Kerry Criticizes Political “Mythology,” Then Rewrites History

The secretary of state seems to have forgotten that his president was extremely reluctant to start a war in Syria.

American secretary of state John Kerry and Russian foreign minister Sergei Lavrov answer questions during a news conference in Geneva, Switzerland, September 14
American secretary of state John Kerry and Russian foreign minister Sergei Lavrov answer questions during a news conference in Geneva, Switzerland, September 14 (State Department)

Secretary of State John Kerry told NBC’s Meet the Press on Sunday that “mythology and politics” should not be allowed to “cloud reality” when he was asked about President Barack Obama’s supposed reluctance to use force. Yet he went on to do just that.

Kerry argued that the president had “made his decision” to intervene militarily in Syria after the regime of Bashar Assad there had allegedly deployed poison gas against civilians in the suburbs of Damascus in late August. Kerry, rather than the president, was the administration’s most vocal advocate of military action, describing the gas attack at the time as a “moral obscenity” that had crossed a “global red line” — referring to Obama’s own “red line” laid out more than a year earlier when he had warned that the use of chemical weapons could trigger American intervention.

But, said Kerry, the president “also made the decision to respect the requests of many members of Congress to come to them. And guess what?” When he did, it were members of Congress, in particular opposition Republicans, who balked at taking action.
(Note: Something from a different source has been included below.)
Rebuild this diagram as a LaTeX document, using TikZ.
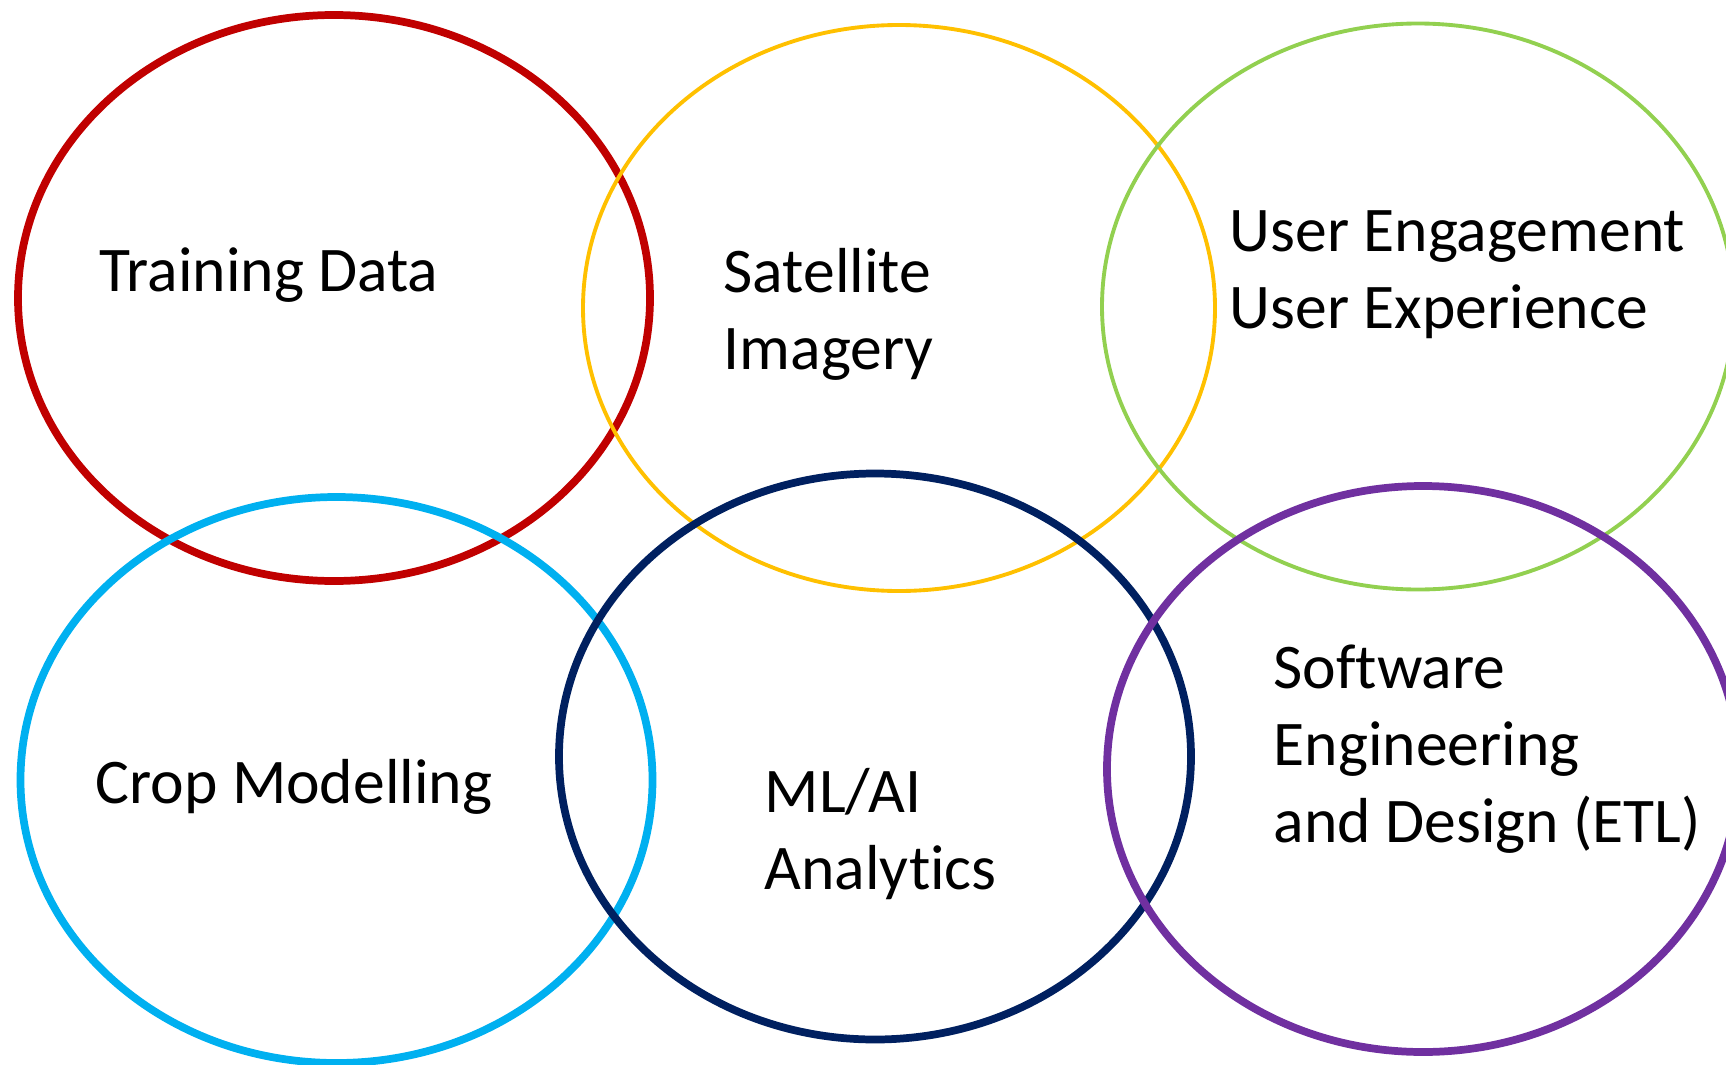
\documentclass[tikz,border=0pt]{standalone}
\usepackage{fontspec}
\setmainfont{Carlito}[Ligatures=NoCommon]
\usepackage{xcolor}
\usepackage{tikz}
\definecolor{ringred}{HTML}{C00000}
\definecolor{ringyellow}{HTML}{FFC000}
\definecolor{ringgreen}{HTML}{92D050}
\definecolor{ringcyan}{HTML}{00B0F0}
\definecolor{ringnavy}{HTML}{002060}
\definecolor{ringpurple}{HTML}{7030A0}
\tikzset{
    ring/.style={line width=#1},
    topic/.style={anchor=base west, inner sep=0pt, align=left,
        font=\fontsize{18.1}{21.9}\selectfont},
}

\begin{document}
\begin{tikzpicture}
        \path[use as bounding box, clip] (0,0) rectangle (17.26,10.64);
        % top row, then bottom row
        \foreach \col/\cx/\cy/\lw in {ringred/3.34/7.66/2.2pt, ringyellow/8.99/7.56/1.1pt,
                ringgreen/14.18/7.575/1.1pt, ringcyan/3.365/2.84/2.2pt,
                ringnavy/8.75/3.075/2.2pt, ringpurple/14.23/2.95/2.2pt}
            \draw[ring=\lw, \col] (\cx,\cy) ellipse [x radius=3.16, y radius=2.83];
        % multi-line labels sit on the baseline of their last line
        \node[topic] (training) at (0.99,7.73) {Training Data};
        \node[topic] (satellite) at (7.23,6.95) {Satellite\\Imagery};
        \node[topic] (user) at (12.29,7.36) {User Engagement\\User Experience};
        \node[topic] (crop) at (0.95,2.61) {Crop Modelling};
        \node[topic] (mlai) at (7.64,1.75) {ML/AI\\Analytics};
        \node[topic] (software) at (12.73,2.22) {Software\\Engineering\\and Design (ETL)};
    \end{tikzpicture}
\end{document}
Which is true but the president knew that. Asking Congress for authorization — which, under American law, was not something he had to do — was itself an attempt to stave off the use of force after Britain’s Parliament had rejected a similar request from Prime Minister David Cameron — who is not allowed to take military action without the fiat of his legislature.
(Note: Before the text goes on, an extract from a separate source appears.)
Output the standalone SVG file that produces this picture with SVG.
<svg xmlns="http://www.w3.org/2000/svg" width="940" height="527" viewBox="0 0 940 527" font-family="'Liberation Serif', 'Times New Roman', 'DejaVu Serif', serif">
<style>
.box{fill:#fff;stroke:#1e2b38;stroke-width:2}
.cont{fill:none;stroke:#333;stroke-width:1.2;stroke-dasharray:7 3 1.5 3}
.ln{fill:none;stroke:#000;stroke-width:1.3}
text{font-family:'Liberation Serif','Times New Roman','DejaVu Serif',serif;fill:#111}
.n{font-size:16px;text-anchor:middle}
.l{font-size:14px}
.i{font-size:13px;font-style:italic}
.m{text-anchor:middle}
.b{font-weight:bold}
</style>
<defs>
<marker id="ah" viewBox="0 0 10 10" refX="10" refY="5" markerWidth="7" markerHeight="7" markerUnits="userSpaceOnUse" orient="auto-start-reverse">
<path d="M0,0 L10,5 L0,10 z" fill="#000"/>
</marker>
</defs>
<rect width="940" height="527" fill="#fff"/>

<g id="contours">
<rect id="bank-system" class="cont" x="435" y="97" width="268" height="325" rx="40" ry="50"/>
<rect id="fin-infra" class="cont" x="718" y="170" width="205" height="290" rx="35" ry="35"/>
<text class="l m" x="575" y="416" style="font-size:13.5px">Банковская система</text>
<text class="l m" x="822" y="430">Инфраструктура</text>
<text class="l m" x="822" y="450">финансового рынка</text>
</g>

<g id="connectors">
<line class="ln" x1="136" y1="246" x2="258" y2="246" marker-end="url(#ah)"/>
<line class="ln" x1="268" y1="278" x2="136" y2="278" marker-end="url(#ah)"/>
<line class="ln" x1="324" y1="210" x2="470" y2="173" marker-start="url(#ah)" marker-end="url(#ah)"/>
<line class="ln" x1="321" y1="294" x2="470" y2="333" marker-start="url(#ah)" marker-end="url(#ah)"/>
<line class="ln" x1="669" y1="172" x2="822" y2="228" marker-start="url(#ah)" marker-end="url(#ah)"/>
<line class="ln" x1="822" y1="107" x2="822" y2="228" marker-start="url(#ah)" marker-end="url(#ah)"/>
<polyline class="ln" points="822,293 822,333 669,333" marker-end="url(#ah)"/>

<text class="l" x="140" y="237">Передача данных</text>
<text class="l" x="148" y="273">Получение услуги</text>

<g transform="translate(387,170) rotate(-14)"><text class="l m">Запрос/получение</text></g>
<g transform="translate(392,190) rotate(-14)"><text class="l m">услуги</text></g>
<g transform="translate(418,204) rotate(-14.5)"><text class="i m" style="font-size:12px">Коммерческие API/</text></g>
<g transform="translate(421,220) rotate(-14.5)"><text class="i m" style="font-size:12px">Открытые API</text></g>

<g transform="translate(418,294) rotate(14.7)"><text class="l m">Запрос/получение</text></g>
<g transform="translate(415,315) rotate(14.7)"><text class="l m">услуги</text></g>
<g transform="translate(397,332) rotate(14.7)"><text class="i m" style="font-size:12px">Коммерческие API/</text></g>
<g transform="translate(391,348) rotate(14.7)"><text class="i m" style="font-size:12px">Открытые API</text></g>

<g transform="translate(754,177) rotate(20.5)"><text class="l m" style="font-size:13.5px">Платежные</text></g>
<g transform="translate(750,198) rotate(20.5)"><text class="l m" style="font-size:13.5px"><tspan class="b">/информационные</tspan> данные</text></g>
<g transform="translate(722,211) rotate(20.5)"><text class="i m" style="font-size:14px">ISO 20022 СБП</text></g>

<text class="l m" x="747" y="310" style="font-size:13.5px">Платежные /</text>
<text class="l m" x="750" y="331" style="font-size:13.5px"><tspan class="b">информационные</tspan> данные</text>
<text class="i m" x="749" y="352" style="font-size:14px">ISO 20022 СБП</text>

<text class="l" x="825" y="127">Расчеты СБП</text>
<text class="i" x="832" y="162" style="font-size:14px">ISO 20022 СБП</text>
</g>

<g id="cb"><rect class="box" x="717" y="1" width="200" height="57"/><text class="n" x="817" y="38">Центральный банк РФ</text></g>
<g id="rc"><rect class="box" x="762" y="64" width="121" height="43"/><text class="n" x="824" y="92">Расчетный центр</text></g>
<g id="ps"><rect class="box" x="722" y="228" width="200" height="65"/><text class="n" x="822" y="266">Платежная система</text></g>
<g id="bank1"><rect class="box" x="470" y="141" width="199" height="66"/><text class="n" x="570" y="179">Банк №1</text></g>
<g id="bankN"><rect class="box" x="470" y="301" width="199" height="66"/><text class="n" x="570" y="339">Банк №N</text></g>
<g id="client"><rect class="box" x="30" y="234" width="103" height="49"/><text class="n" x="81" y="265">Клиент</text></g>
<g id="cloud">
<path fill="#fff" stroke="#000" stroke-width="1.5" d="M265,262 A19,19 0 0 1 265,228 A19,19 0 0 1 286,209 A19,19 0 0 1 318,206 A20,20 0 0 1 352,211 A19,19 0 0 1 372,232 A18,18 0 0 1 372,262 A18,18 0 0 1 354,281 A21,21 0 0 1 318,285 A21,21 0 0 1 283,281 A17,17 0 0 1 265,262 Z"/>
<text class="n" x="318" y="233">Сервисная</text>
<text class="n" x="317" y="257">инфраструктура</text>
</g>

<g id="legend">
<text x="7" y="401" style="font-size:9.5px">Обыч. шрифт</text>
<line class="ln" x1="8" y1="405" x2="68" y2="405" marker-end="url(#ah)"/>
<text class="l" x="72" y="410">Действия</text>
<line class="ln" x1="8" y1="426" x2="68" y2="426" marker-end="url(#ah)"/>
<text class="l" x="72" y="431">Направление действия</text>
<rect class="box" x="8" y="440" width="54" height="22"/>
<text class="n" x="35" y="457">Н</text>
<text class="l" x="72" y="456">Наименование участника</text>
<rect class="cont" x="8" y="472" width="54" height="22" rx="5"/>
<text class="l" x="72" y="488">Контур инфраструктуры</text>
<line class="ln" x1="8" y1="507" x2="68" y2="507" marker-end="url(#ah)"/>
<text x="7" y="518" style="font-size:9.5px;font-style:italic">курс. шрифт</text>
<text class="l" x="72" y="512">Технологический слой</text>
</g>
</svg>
Obama had no choice but to pursue a punitive expedition in Syria to salvage his own credibility. He had, after all, set a trap for himself by declaring the “red line.” When, according to his own intelligence services, Assad used poison gas and crossed that red line, the president could not but intervene.

There was no indication he wanted to. Indeed, all indications were he didn’t want to and when Russia offered a way out — a deal under which Syria agreed to give up its chemical weapons — Obama took it, seemingly without much hesitation.

Kerry may have been right when he claimed, “That deal would never have come about if the president had not made his decision to use force.” But he was in no way determined to start a war in Syria either.